Written by Thomas Goltz, author of the famous Chechnya Diary and Azerbaijan Diary, Georgia Diary reflects the author’s adventures in the conflict-ridden country. Shortly after the downfall of the Soviet Union, the country started to experience a series of leadership conflicts, violent crime and corruption, separatist wars, and the start of the war in neighboring Chechnya. The author follows these developments with the same striking, personal detail that made his earlier books so fascinating. This first-person story is filled with captivating details about the continuous conflicts of this less-known ex-Soviet country. Presenting remarkable representations of people in high and low places, the book outlines the time from 1992 all the way through the Rose Revolution in 2003.
English traveler and author of The Blessings of a Good Thick Skirt, Mary Russell shares her impressions of the start of nationalism in Georgia and the country’s transition to a “European” country after the collapse of the Soviet Union in Please Don’t Call It Soviet Georgia. The book is full of her own photographs taken during her travels throughout the country.
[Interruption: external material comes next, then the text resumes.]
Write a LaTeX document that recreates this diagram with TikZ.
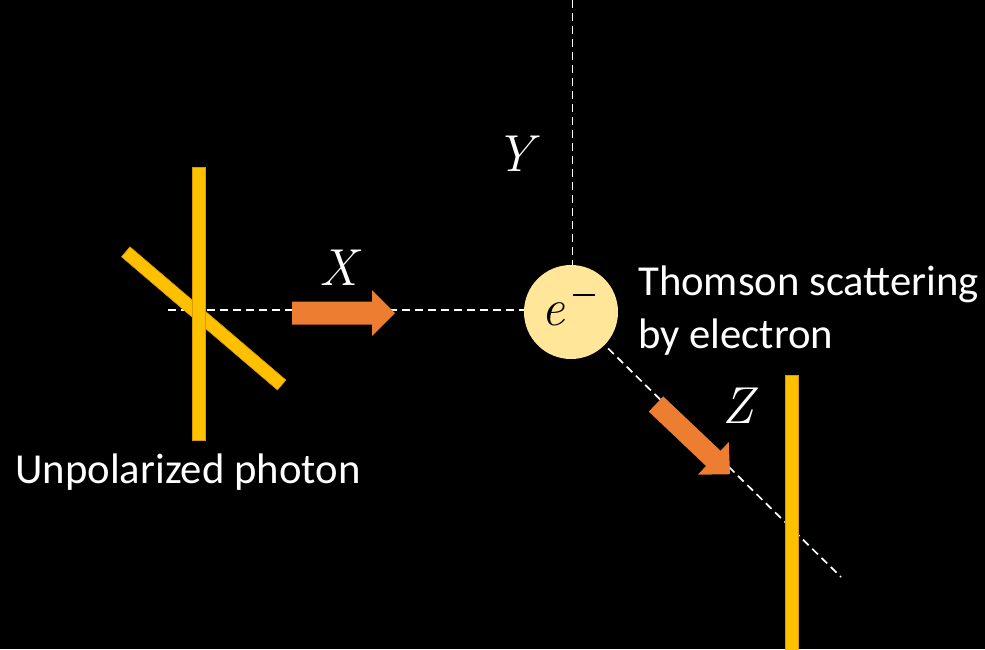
\documentclass[tikz,border=0pt]{standalone}
\usepackage{fontspec}
\setmainfont{Carlito}
\newfontfamily\lmfont{Latin Modern Roman}
\definecolor{barY}{HTML}{FFC000}
\definecolor{barEdge}{HTML}{D99A00}
\definecolor{arrO}{HTML}{ED7D31}
\definecolor{eFill}{HTML}{FFE699}
\tikzset{
  bar/.style={fill=barY, draw=barEdge, line width=0.6pt},
  axisline/.style={white, line width=1.7pt, dash pattern=on 8pt off 5pt},
  blockarrow/.style={fill=arrO},
  lbl/.style={text=white, inner sep=0pt, font=\fontsize{42.7}{50}\selectfont},
  mathlbl/.style={text=white, inner sep=0pt, font=\lmfont\itshape\fontsize{52}{60}\selectfont},
  electron/.style={circle, fill=eFill, minimum size=94pt, inner sep=0pt},
}
\begin{document}
\begin{tikzpicture}[x=1pt,y=-1pt]
\fill[black] (0,0) rectangle (985,649);
\useasboundingbox (0,0) rectangle (985,649);

\coordinate (ec) at (571,312);
\coordinate (xstart) at (168,310);
\coordinate (xend) at (571,310);
\coordinate (ytop) at (572.5,0);
\coordinate (ybot) at (572.5,312);
\coordinate (zend) at (841,577);

% dashed axes (under the electron)
\draw[axisline] (xstart) -- (xend);
\draw[axisline] (ytop) -- (ybot);
\draw[axisline] (ec) -- (zend);

% electron
\node[electron] (e) at (ec) {};
\node[mathlbl, text=black, anchor=base] (elab) at (553,325) {e};
\fill[black] (573,294) rectangle (595,296.4);

% left photon bars
\draw[bar, shift={(203.7,318.4)}, rotate=-40.5] (-102.5,-6.5) rectangle (102.5,6.5);
\draw[bar] (192,167) rectangle (205,440);

% X arrow
\fill[blockarrow, shift={(292,313)}] (0,-11.5) -- (80,-11.5) -- (80,-23) -- (103,0) -- (80,23) -- (80,11.5) -- (0,11.5) -- cycle;
% Z arrow
\fill[blockarrow, shift={(656,404)}, rotate=-43.5] (0,-10.5) -- (79,-10.5) -- (79,-22.5) -- (102,0) -- (79,22.5) -- (79,10.5) -- (0,10.5) -- cycle;

% right bar
\draw[bar] (785.7,375) rectangle (798.3,652);

% labels
\node[mathlbl, anchor=base] (xlab) at (338,285) {X};
\node[mathlbl, anchor=base] (ylab) at (514,171.5) {Y};
\node[mathlbl, anchor=base] (zlab) at (738,423) {Z};
\node[lbl, anchor=base west] (t1) at (638,295) {Thomson scattering};
\node[lbl, anchor=base west] (t2) at (638,348) {by electron};
\node[lbl, anchor=base] (up) at (188,483) {Unpolarized photon};
\end{tikzpicture}
\end{document}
Tony Anderson started his journey through Georgia in 1998 and wanted to visit the mountainous regions of the country. In particular, he wanted to explore Tusheti, Khevsureti, Svaneti, and Racha to see if those communities shared the same culture. What he found was quite interesting. All the way from Azerbaijan to Svaneti, Anderson found villages where the old beliefs, customs, and traditions strongly survived in spite of years of Communist dictatorship and the unfortunate challenges that have since taken place.
Similar to other republics drifting free after the collapse of the Soviet empire, sovereign Georgia began reinventing its past, reclaiming what had been mis-remembered or twisted throughout the long years of Soviet and Russian rule. Whether the country can be truly changed from a nation split by dispute to a pluralistic liberal state will rely on Georgians reevaluating their history.
The Making of the Georgian Nation follows Georgian history, from the first millennium B.C., through the years of Russian and Soviet rule in the nineteenth and twentieth centuries, to the rise of an independent republic in 1991, which also started the ethnic and civil war, and prospects for Georgia’s future.
Together with a local publishing house, the archive department of the Ministry of Internal Affairs of Georgia has published a unique book about the memories of Stalin’s mother, Ekaterine (Keke) Jughashvili, recorded two years before her death in 1935. Originally written in Georgian, the book is also available in English and contains stories from her childhood, marriage to Stalin’s father, the death of their two children, and of course, Joseph’s youth until he moved to Tbilisi.
As the title suggests, A Little War that Shook the World is about a very short war between Georgia and Russia that took place in August 2008. It is a captivating glimpse at the analysis of relationships between Russia and the West, and the failure and dissolution of the Western Alliance. It also talks about the destiny of Eastern European states in a period of financial crisis.
Annoyed with working for Time magazine in London, Steavenson relocated to Georgia on an impulse. Stories I Stole describes her time here in twenty episodes formed from experiences all over the country–stories of love, friendships, horse races in the mountains, wars and refugees, fixed elections, broken hearts, a room with a thousand roses, and drinking sessions. This collection of stories is certainly a page-turner.
Simon Sebag Montefiore tells the magnificent story of how an appealing, yet unstable boy became a student cleric, gangster leader, romantic poet, murderous revolutionary, and the ruthless politician who formed the Soviet Empire in his own crude image.
In 2004, two prominent scientist-explorers tried to discover the bottom of the earth. Bill Stone (an American) set out to explore the dangerous Cheve Cave in Mexico, while Ukrainian Alexander Klimchouk focused his efforts on Krubera, located in Abkhazia, a disputed territory of Georgia. Both of them spent several months nearly two perpendicular miles deep underground, wrestling with thousand-foot slopes, crossing whitewater rivers, skirting enormous waterfalls, and battling the psychological fears created by weeks in complete darkness, knowing that if they got in trouble, no one would be able to rescue them.
Pulling from journals and conversations with the scientists, James Tabor wrote Blind Descent, which is a breathtaking recount of their time underground.
For the Love of Wine tells the author’s story as she meets Georgian winemakers, farmers, bishops, silk spinners, and artists from Tbilisi to Batumi. She had dinners with them, tasted and collected various recipes, and gained an impressive knowledge of the country’s wine scene. Feiring meets interesting people like a craftsman of qvevri wine, and Stalin’s last winemaker, and as she gets to know them, she begins to understand the bottomless depth of love and admiration Georgia has for its wines.
Another interesting book about the Georgia-Russia war of 2008, Misha tells the story through the ex-President Saakashvili’s point of view. The story enlightens readers on how he directed the country toward the peaceful Rose Revolution in 2003; went to war with its neighbor, Russia; and defended Georgia’s democratic future by acknowledging defeat in the elections in 2012.